Electricity not necessary.


Ilana E. Strauss

https://getpocket.com/explore/item/the-coolest-way-to-keep-food-cold-without-refrigeration

Believe it or not, you don’t need a fridge to keep food cold. Just gather some ceramic pots, sand, and water, and you’ve got a portable, non-electric mini-fridge with a time-tested design. After all, people were preserving food for thousands of years before you had to keep that leftover takeout from stinking up your college dorm.

In some parts of the world, this clay pot cooler is called a zeer, and its sustainable, inexpensive design is far from new. People in the Middle East and Africa have long used similar contraptions to keep food from spoiling in hot, dry climates.

“It’s just amazing,” says Paul Smith Lomas, CEO of Practical Action, a U.K. charity that helps people in Latin America, East and Southern Africa, and South Asia find solutions to daily challenges, including food preservation. “We like to find ingenious ideas that can help people fix their own problems.”


Here’s how to make one:

Get two unglazed ceramic pots—one that will fit inside the other—plus some sand and water.

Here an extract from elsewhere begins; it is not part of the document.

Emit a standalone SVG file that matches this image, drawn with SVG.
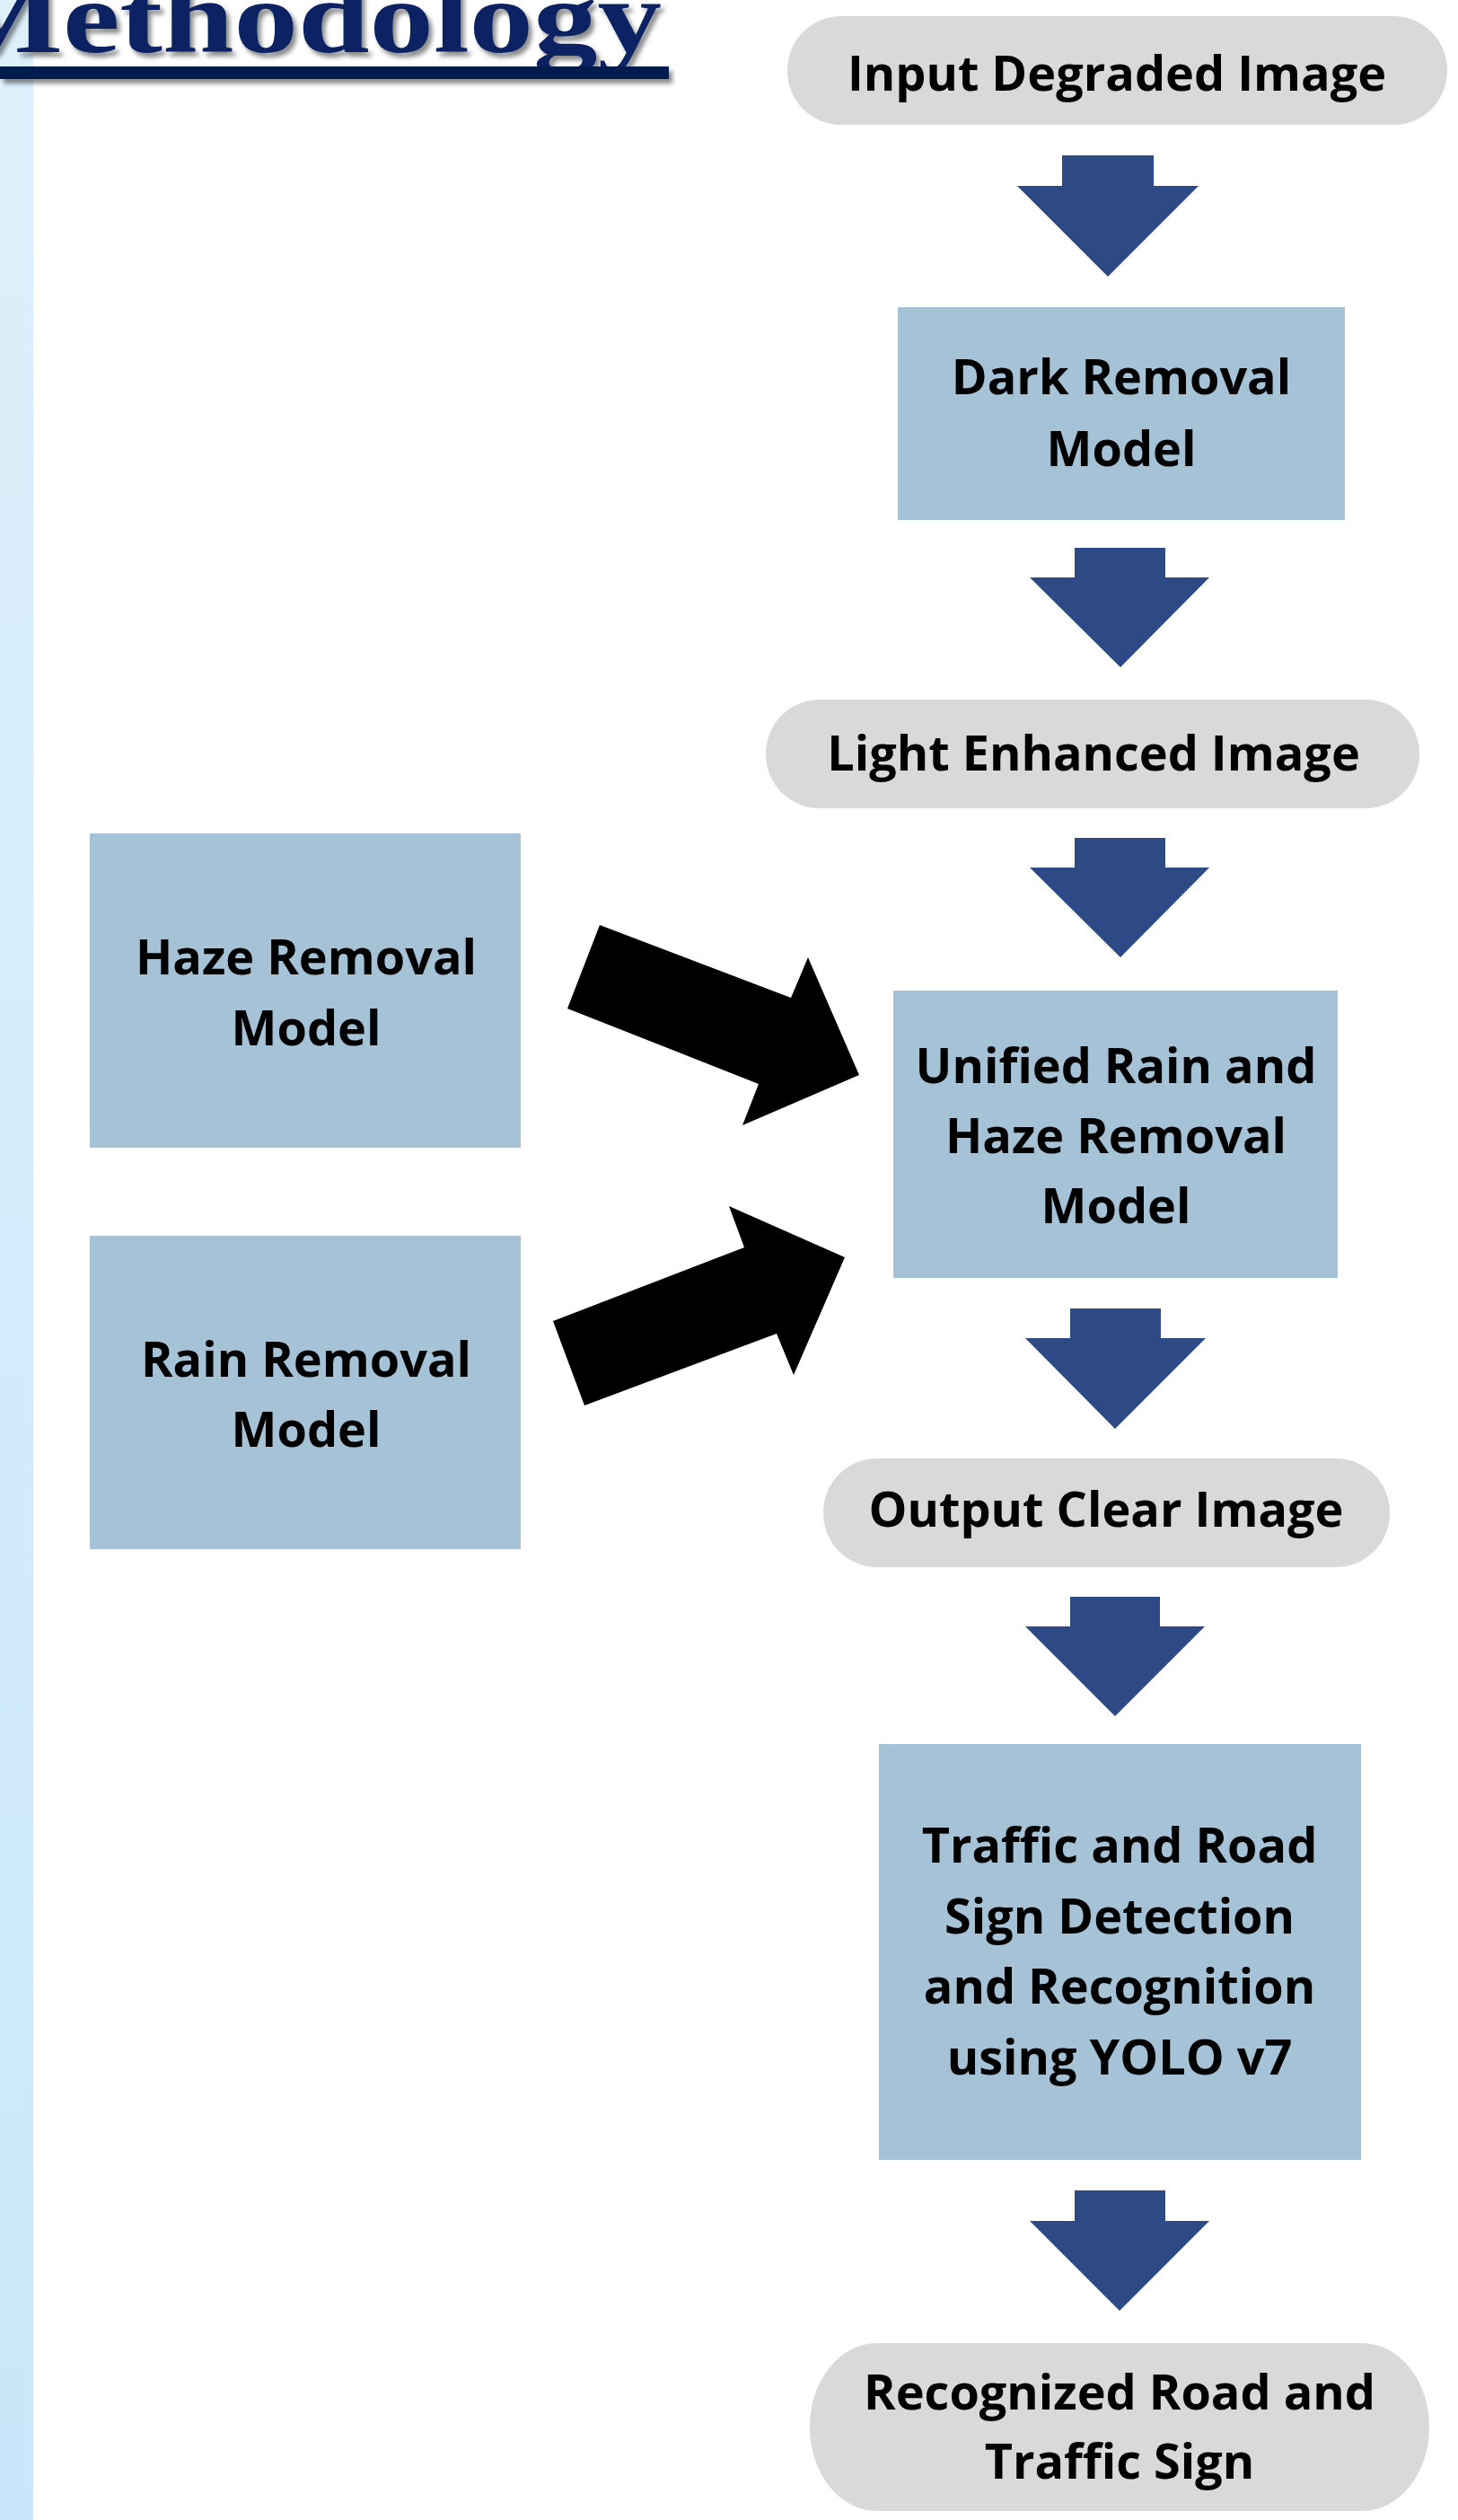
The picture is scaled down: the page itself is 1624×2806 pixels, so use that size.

Fill the bottom of the larger pot with a couple inches of sand.
Put the smaller pot in the larger one.
Fill the space between the pots with sand.
Pour water into the sand.
Cover the pots with a ceramic lid or wet cloth.

Done. You’re ready to store food inside. Just remember to add water to the sand every day, because zeer pots use evaporation to cool food.

As water evaporates through the clay, it releases energy into the air and cools the space inside the pot. It’s like splashing water on your face on a hot day; the water evaporates off your skin, cooling it in the process. Refrigerator coolant actually works in a similar way, using evaporation to draw heat out of the fridge itself. That’s why the back of your Frigidaire is so warm.

These pot-in-pot coolers are useful in places that don’t have power grids, but they’re also great for people who don’t have fridges, need more space, or want to cut their energy bills. On that last point: they’re also much better for the environment since they don’t require any sort of fuel, much less oil or gas.

It’s best to keep zeer pots in the shade, since the sun will warm them up, but you can also put them in a breezy area—wind makes the water evaporate faster, which cools the food more quickly. They’re most effective in arid climates, because water evaporates more when there’s less of it in the air. So, these pots will likely work better in Arizona than Florida.

They work well in Sudan, where Practical Action has introduced the zeer pot to many in need of refrigeration.

Food security is a huge problem in the Northeast African country, and the homemade coolers can make food last 10 times longer, Lomas says.

“Someone told me they once made ice out of a zeer pot,” he says, laughing.

He didn’t believe the guy, but he does find the pots incredibly effective. According to Practical Action’s website, one woman, Hawa Abbas, used to watch half her okra, tomato, and carrot crops spoil. After discovering zeer pots, that changed.

“They keep our vegetables fresh for three to four weeks, depending on the type of crop. They are very good in a hot climate such as ours where fruit and vegetables get spoiled in one day,” she told Practical Action. “Since I learned how to make zeer pots, our life has been so much better.”